What I wrote back in April was:
“I, from my vantage as a Longhorn Evangelist, haven’t seen any changes that significantly impact anything we’ve said at PDC, or since, about the WinFX platform”
Clearly I was wrong about any changes coming ;) Did that post destroy my credibility for all time? I’d like to think it didn’t, and let me explain why. When I wrote it, I was following rules 1, 2, 15 and 16 of Scoble’s Corporate Weblogger Manifesto. Which is to say, I told the truth, I didn’t hide anything, and I did it fast. At the time when I wrote that post, it was as accurate and honest as I knew how to make it. Clearly the information has since become severely outdated, and reading it now, it looks like I was just blowing sunshine. The truth is, though, I posted the most accurate information I had available to me at the time.
When the Longhorn and WinFS plan changed, I blogged about that, too. Again I provided the best information I could in the shortest possible timeframe. And I still feel good about what I wrote in that post.
What’s become clear to me, however, is that I didn’t follow Scoble’s rules 8 and 9
8) If you screw up, acknowledge it. Fast. And give us a plan for how you'll unscrew things. Then deliver on your promises.
9) Underpromise and over deliver. If you're going to ship on March 1, say you won't ship until March 15. Folks will start to trust you if you behave this way.
I over promised, which was a screw up, and then I never acknowledged it. This post is my belated acknowledgement. And also recognition that I have since taken rule #9 to heart and been more careful about how and when I talk about what work we’re doing at Microsoft.
I’ve been a big fan of WinFS from the start. The WinFS team set out to enable a series of scenarios that are near and dear to my heart, and I was incredibly excited to be working with them. I wanted the world to know about WinFS, I wanted the world to share my excitement about WinFS, so I wrote about it with enthusiasm and passion. And, I can see now, optimism ;) I was lucky enough to work closely with the core product team, sitting in on their meetings, feature reviews, etc, and in some ways I drank the kool-aid.

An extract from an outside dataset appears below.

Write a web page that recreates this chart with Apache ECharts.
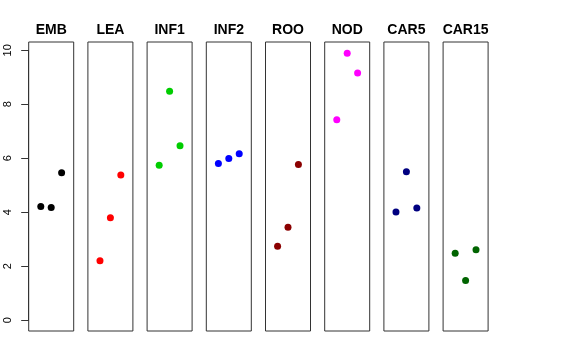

I caught their excitement, and didn’t temper it with the healthy dose of skepticism that should be part of any realistic discussion of a new software project. And there was plenty of skepticism around (even from other Microsofties) that could have, and should have, made me pause.
I’d think I learned from the experience. When I see something new and promising now, I approach it with a more skeptical eye. I ask myself whether I’m ready to suggest that our developer community invest time in learning about this new thing, or whether it makes sense to stay quiet until the technology (the features or the schedule) is more baked.
Given how little I’ve blogged lately, maybe I’ve erred too far on the side of caution now. I’ll keep working on finding the right balance.